Copy each line that has the string "chart" somewhere in it.

━━━━━━━━

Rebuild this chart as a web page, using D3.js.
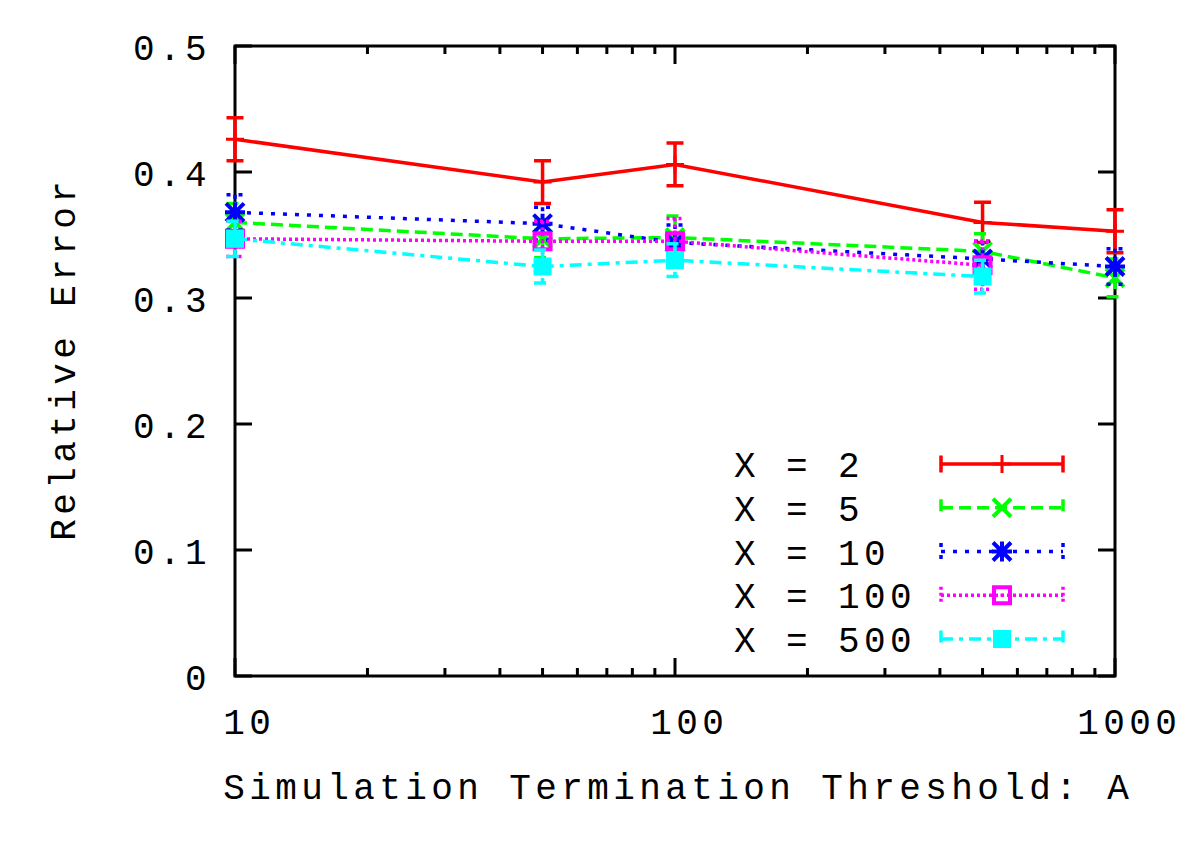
<!DOCTYPE html>
<html>
<head>
<meta charset="utf-8">
<script src="https://cdn.jsdelivr.net/npm/d3@7"></script>
<style>
  body { margin: 0; background: #fff; }
  text { font-family: "Liberation Mono", "DejaVu Sans Mono", monospace; font-size: 36px; letter-spacing: 4.4px; fill: #000; }
</style>
</head>
<body>
<div id="chart"></div>
<script>
// x positions (termination threshold A)
var thresholds = [10, 50, 100, 500, 1000];

// relative error per series, with error bar half-widths
var x2Vals   = [0.426, 0.392, 0.406, 0.360, 0.353];
var x2Err    = [0.017, 0.017, 0.017, 0.016, 0.017];
var x5Vals   = [0.360, 0.347, 0.348, 0.337, 0.316];
var x5Err    = [0.015, 0.015, 0.017, 0.014, 0.015];
var x10Vals  = [0.368, 0.359, 0.344, 0.331, 0.325];
var x10Err   = [0.014, 0.013, 0.014, 0.014, 0.014];
var x100Vals = [0.347, 0.345, 0.345, 0.326];
var x100Err  = [0.014, 0.016, 0.018, 0.019];
var x500Vals = [0.347, 0.325, 0.330, 0.317];
var x500Err  = [0.014, 0.013, 0.013, 0.013];

var seriesNames = ["X = 2", "X = 5", "X = 10", "X = 100", "X = 500"];
var yTicks = [0, 0.1, 0.2, 0.3, 0.4, 0.5];
var xTicks = [10, 100, 1000];

var series = [
    {name: seriesNames[0], vals: x2Vals,   err: x2Err,   color: "#ff0000", dash: null,        mark: "plus"},
    {name: seriesNames[1], vals: x5Vals,   err: x5Err,   color: "#00ff00", dash: "12,6",      mark: "cross"},
    {name: seriesNames[2], vals: x10Vals,  err: x10Err,  color: "#0000ff", dash: "4,8",       mark: "star"},
    {name: seriesNames[3], vals: x100Vals, err: x100Err, color: "#ff00ff", dash: "3,3",       mark: "box"},
    {name: seriesNames[4], vals: x500Vals, err: x500Err, color: "#00ffff", dash: "12,6,4,6",  mark: "fbox"}
];

var width = 1200, height = 852;
var pLeft = 235, pRight = 1115, pTop = 46, pBottom = 676;
var ls = 4.4; // trailing letter spacing, used to re-centre labels

var svg = d3.select("#chart").append("svg")
    .attr("width", width)
    .attr("height", height);

var x = d3.scaleLog().domain([10, 1000]).range([pLeft, pRight]);
var y = d3.scaleLinear().domain([0, 0.5]).range([pBottom, pTop]);

// minor ticks on the log axis
var minor = [];
[10, 100].forEach(function (d) {
    for (var k = 2; k <= 9; k++) minor.push(d * k);
});

// border
svg.append("rect")
    .attr("x", pLeft).attr("y", pTop)
    .attr("width", pRight - pLeft).attr("height", pBottom - pTop)
    .attr("fill", "none").attr("stroke", "#000").attr("stroke-width", 3);

var ticks = svg.append("g").attr("stroke", "#000").attr("stroke-width", 3);
xTicks.forEach(function (d) {
    ticks.append("line").attr("x1", x(d)).attr("x2", x(d)).attr("y1", pBottom).attr("y2", pBottom - 18);
    ticks.append("line").attr("x1", x(d)).attr("x2", x(d)).attr("y1", pTop).attr("y2", pTop + 18);
});
minor.forEach(function (d) {
    ticks.append("line").attr("x1", x(d)).attr("x2", x(d)).attr("y1", pBottom).attr("y2", pBottom - 8);
    ticks.append("line").attr("x1", x(d)).attr("x2", x(d)).attr("y1", pTop).attr("y2", pTop + 8);
});
yTicks.forEach(function (d) {
    ticks.append("line").attr("x1", pLeft).attr("x2", pLeft + 17).attr("y1", y(d)).attr("y2", y(d));
    ticks.append("line").attr("x1", pRight).attr("x2", pRight - 17).attr("y1", y(d)).attr("y2", y(d));
});

// tick labels
svg.selectAll(".ylab").data(yTicks).enter().append("text")
    .attr("x", 211)
    .attr("y", function (d) { return y(d) + 14; })
    .attr("text-anchor", "end")
    .text(function (d) { return d === 0 ? "0" : d3.format(".1f")(d); });

svg.selectAll(".xlab").data(xTicks).enter().append("text")
    .attr("x", function (d) { return x(d) + 12 + ls / 2; })
    .attr("y", 734)
    .attr("text-anchor", "middle")
    .text(function (d) { return d; });

// axis titles
svg.append("text")
    .attr("x", 676 + ls / 2).attr("y", 799)
    .attr("text-anchor", "middle")
    .text("Simulation Termination Threshold: A");

svg.append("text")
    .attr("transform", "translate(75," + (361 - ls / 2) + ") rotate(-90)")
    .attr("text-anchor", "middle")
    .text("Relative Error");

function drawMark(g, type, cx, cy, color) {
    var s = 9;
    if (type === "plus") {
        g.append("path").attr("d", "M" + (cx - s) + "," + cy + "H" + (cx + s) + "M" + cx + "," + (cy - s) + "V" + (cy + s))
            .attr("stroke", color).attr("stroke-width", 3);
    } else if (type === "cross") {
        g.append("path").attr("d", "M" + (cx - s) + "," + (cy - s) + "L" + (cx + s) + "," + (cy + s) +
            "M" + (cx - s) + "," + (cy + s) + "L" + (cx + s) + "," + (cy - s))
            .attr("stroke", color).attr("stroke-width", 4);
    } else if (type === "star") {
        g.append("path").attr("d", "M" + (cx - s) + "," + (cy - s) + "L" + (cx + s) + "," + (cy + s) +
            "M" + (cx - s) + "," + (cy + s) + "L" + (cx + s) + "," + (cy - s) +
            "M" + cx + "," + (cy - s - 1) + "V" + (cy + s + 1) +
            "M" + (cx - s - 1) + "," + cy + "H" + (cx + s + 1))
            .attr("stroke", color).attr("stroke-width", 4);
    } else if (type === "box") {
        g.append("rect").attr("x", cx - 8).attr("y", cy - 8).attr("width", 16).attr("height", 16)
            .attr("fill", "none").attr("stroke", color).attr("stroke-width", 4);
        g.append("rect").attr("x", cx - 1.5).attr("y", cy - 1.5).attr("width", 3).attr("height", 3)
            .attr("fill", color);
    } else if (type === "fbox") {
        g.append("rect").attr("x", cx - 9).attr("y", cy - 9).attr("width", 18).attr("height", 18)
            .attr("fill", color);
    }
}

var line = d3.line()
    .x(function (d) { return x(d.t); })
    .y(function (d) { return y(d.v); });

series.forEach(function (s) {
    var pts = s.vals.map(function (v, i) { return {t: thresholds[i], v: v, e: s.err[i]}; });
    var g = svg.append("g");

    g.append("path")
        .attr("d", line(pts))
        .attr("fill", "none")
        .attr("stroke", s.color)
        .attr("stroke-width", 3.5)
        .attr("stroke-dasharray", s.dash);

    pts.forEach(function (p) {
        var px = x(p.t), y1 = y(p.v + p.e), y2 = y(p.v - p.e);
        g.append("path")
            .attr("d", "M" + px + "," + y1 + "V" + y2 +
                "M" + (px - 8.5) + "," + y1 + "H" + (px + 8.5) +
                "M" + (px - 8.5) + "," + y2 + "H" + (px + 8.5))
            .attr("fill", "none")
            .attr("stroke", s.color)
            .attr("stroke-width", 3.5)
            .attr("stroke-dasharray", s.dash);
        drawMark(g, s.mark, px, y(p.v), s.color);
    });
});

// legend
series.forEach(function (s, i) {
    var by = 477 + i * 43.75;
    var ly = by - 13;
    svg.append("text").attr("x", 734).attr("y", by).text(s.name);
    var g = svg.append("g");
    g.append("path")
        .attr("d", "M941," + ly + "H1063M941," + (ly - 8.5) + "V" + (ly + 8.5) + "M1063," + (ly - 8.5) + "V" + (ly + 8.5))
        .attr("fill", "none")
        .attr("stroke", s.color)
        .attr("stroke-width", 3.5)
        .attr("stroke-dasharray", s.dash);
    drawMark(g, s.mark, 1002, ly, s.color);
});
</script>
</body>
</html>
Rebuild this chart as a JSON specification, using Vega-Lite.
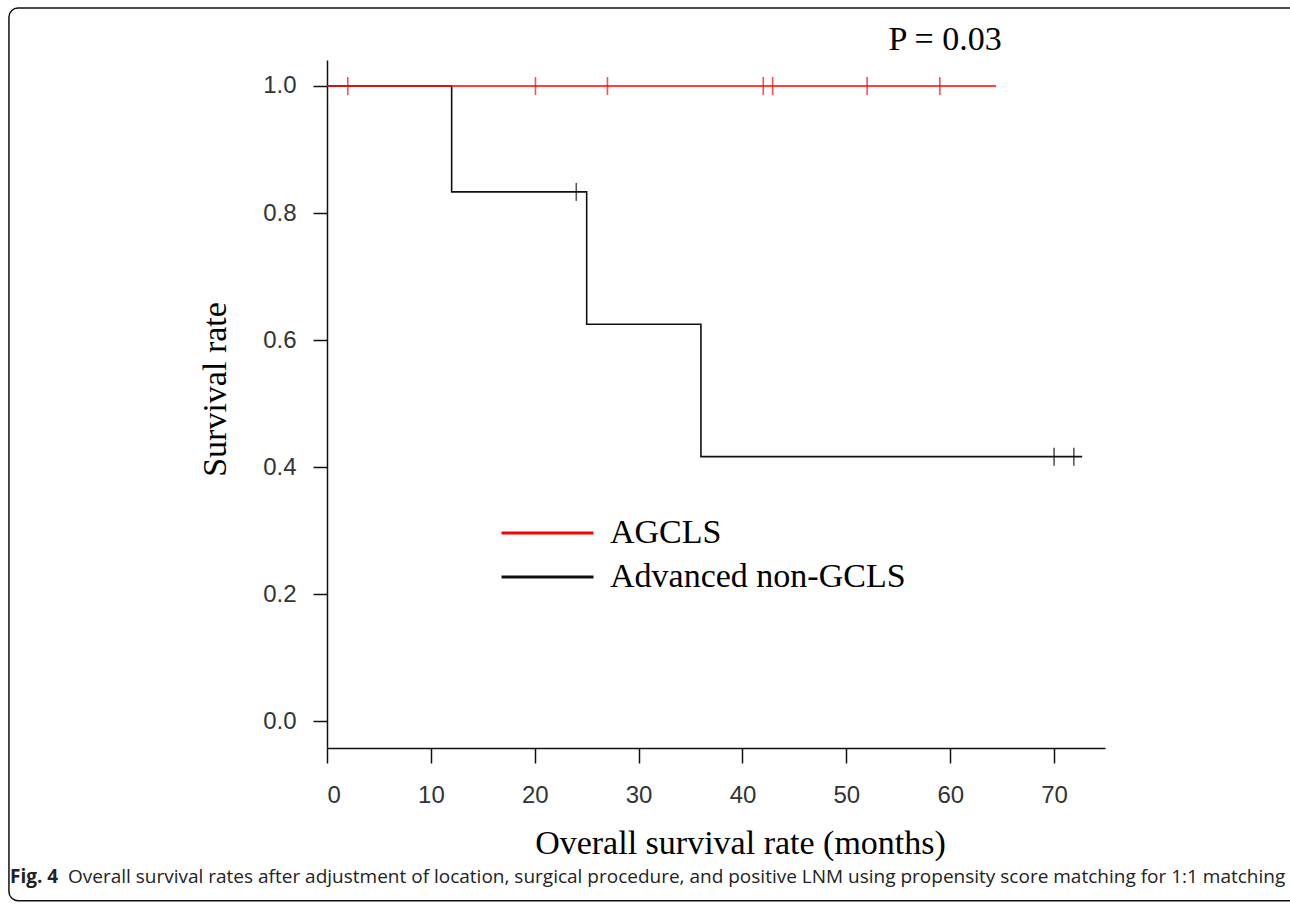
{
  "$schema": "https://vega.github.io/schema/vega-lite/v6.json",
  "width": 778,
  "height": 688,
  "autosize": {"type": "none"},
  "padding": {"left": 327, "top": 60, "right": 185, "bottom": 156},
  "background": "white",
  "config": {
    "view": {"stroke": null},
    "axis": {"grid": false, "domainColor": "#111", "domainWidth": 1.5, "tickColor": "#111", "tickWidth": 1.5,
      "labelFont": "Liberation Sans", "labelFontSize": 24, "labelColor": "#333",
      "titleFont": "Liberation Serif", "titleFontSize": 34, "titleFontWeight": "normal", "titleColor": "#000"},
    "legend": {"orient": "none", "legendX": 173, "legendY": 451, "padding": 0, "symbolType": "stroke",
      "symbolSize": 8464, "symbolStrokeWidth": 3, "symbolOpacity": 1, "labelFont": "Liberation Serif", "labelFontSize": 34,
      "labelColor": "#000", "labelOffset": 15, "labelLimit": 600, "clipHeight": 44, "rowPadding": 0, "title": null}
  },
  "datasets": {
    "curves": [
      {"group": "AGCLS", "time": 0, "surv": 1},
      {"group": "AGCLS", "time": 64.4, "surv": 1},
      {"group": "Advanced non-GCLS", "time": 0, "surv": 1},
      {"group": "Advanced non-GCLS", "time": 12, "surv": 0.8333},
      {"group": "Advanced non-GCLS", "time": 25, "surv": 0.625},
      {"group": "Advanced non-GCLS", "time": 36, "surv": 0.4167},
      {"group": "Advanced non-GCLS", "time": 72.7, "surv": 0.4167}
    ],
    "censored": [
      {"group": "AGCLS", "time": 2, "surv": 1},
      {"group": "AGCLS", "time": 20.07, "surv": 1},
      {"group": "AGCLS", "time": 27, "surv": 1},
      {"group": "AGCLS", "time": 42, "surv": 1},
      {"group": "AGCLS", "time": 42.9, "surv": 1},
      {"group": "AGCLS", "time": 52, "surv": 1},
      {"group": "AGCLS", "time": 59, "surv": 1},
      {"group": "Advanced non-GCLS", "time": 24, "surv": 0.8333},
      {"group": "Advanced non-GCLS", "time": 70, "surv": 0.4167},
      {"group": "Advanced non-GCLS", "time": 71.9, "surv": 0.4167}
    ],
    "note": [{"label": "P = 0.03"}]
  },
  "layer": [
    {
      "data": {"name": "note"},
      "mark": {"type": "rect", "fill": null, "fillOpacity": 0, "stroke": "#111", "strokeWidth": 1.5, "cornerRadius": 9},
      "encoding": {
        "x": {"datum": -30.62, "type": "quantitative", "scale": {"domain": [0, 74.9], "nice": false, "zero": false},
          "axis": {"values": [0, 10, 20, 30, 40, 50, 60, 70], "tickSize": 15, "labelPadding": 20,
            "title": "Overall survival rate (months)", "titleX": 413, "titleY": 105, "titleBaseline": "alphabetic", "titleAnchor": "start", "titleAlign": "center"}},
        "x2": {"datum": 93.7},
        "y": {"datum": 1.1227, "type": "quantitative", "scale": {"domain": [-0.0418, 1.0409], "nice": false, "zero": false},
          "axis": {"values": [0, 0.2, 0.4, 0.6, 0.8, 1.0], "format": ".1f", "tickSize": 14, "labelPadding": 17,
            "title": "Survival rate", "titleAngle": -90, "titleX": -102, "titleY": 329, "titleAlign": "center", "titleBaseline": "alphabetic"}},
        "y2": {"datum": -0.2821}
      }
    },
    {
      "data": {"name": "curves"},
      "transform": [{"filter": "datum.group === 'Advanced non-GCLS'"}],
      "mark": {"type": "line", "interpolate": "step-after", "strokeWidth": 1.6},
      "encoding": {
        "x": {"field": "time", "type": "quantitative"},
        "y": {"field": "surv", "type": "quantitative"},
        "color": {"field": "group", "type": "nominal",
          "scale": {"domain": ["AGCLS", "Advanced non-GCLS"], "range": ["#ff0000", "#111111"]},
          "legend": {"symbolType": "stroke", "title": null}},
        "order": {"field": "time"}
      }
    },
    {
      "data": {"name": "curves"},
      "transform": [{"filter": "datum.group === 'AGCLS'"}],
      "mark": {"type": "line", "interpolate": "step-after", "strokeWidth": 1.6},
      "encoding": {
        "x": {"field": "time", "type": "quantitative"},
        "y": {"field": "surv", "type": "quantitative"},
        "color": {"field": "group", "type": "nominal"},
        "order": {"field": "time"}
      }
    },
    {
      "data": {"name": "censored"},
      "mark": {"type": "tick", "orient": "vertical", "size": 18, "thickness": 1.6},
      "encoding": {
        "x": {"field": "time", "type": "quantitative"},
        "y": {"field": "surv", "type": "quantitative"},
        "color": {"field": "group", "type": "nominal"}
      }
    },
    {
      "data": {"name": "note"},
      "mark": {"type": "text", "font": "Liberation Serif", "fontSize": 34, "color": "#000", "align": "center", "baseline": "alphabetic"},
      "encoding": {
        "text": {"field": "label"},
        "x": {"datum": 59.5, "type": "quantitative"},
        "y": {"datum": 1.0566, "type": "quantitative"}
      }
    },
    {
      "data": {"values": [{"label": "Fig. 4"}]},
      "mark": {"type": "text", "font": "Open Sans", "fontSize": 19, "fontWeight": "bold", "color": "#222", "align": "left", "baseline": "alphabetic"},
      "encoding": {
        "text": {"field": "label"},
        "x": {"datum": -30.52, "type": "quantitative"},
        "y": {"datum": -0.2537, "type": "quantitative"}
      }
    },
    {
      "data": {"values": [{"label": "Overall survival rates after adjustment of location, surgical procedure, and positive LNM using propensity score matching for 1:1 matching"}]},
      "mark": {"type": "text", "font": "Open Sans", "fontSize": 19, "color": "#222", "align": "left", "baseline": "alphabetic", "limit": 1300},
      "encoding": {
        "text": {"field": "label"},
        "x": {"datum": -24.94, "type": "quantitative"},
        "y": {"datum": -0.2537, "type": "quantitative"}
      }
    }
  ]
}
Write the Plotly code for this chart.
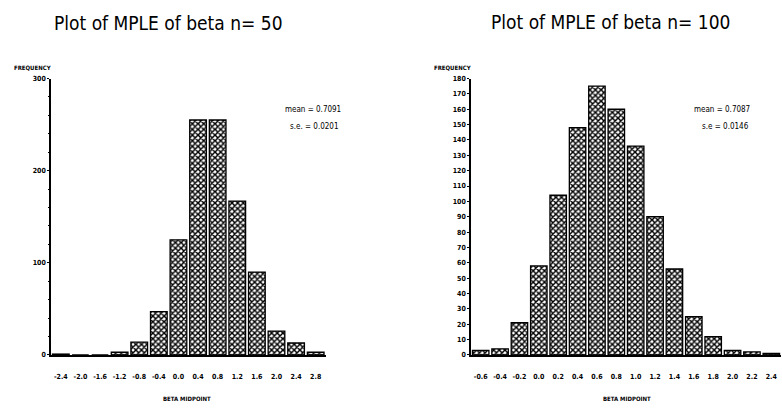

━━━━━━━━

▸ Task output
Rebuild this chart as a web page, using D3.js.
<div id="chart"></div>
var svg = d3.select("#chart").append("svg")
Rebuild this chart as a JSON specification, using Vega-Lite.
Write the Plotly code for this chart.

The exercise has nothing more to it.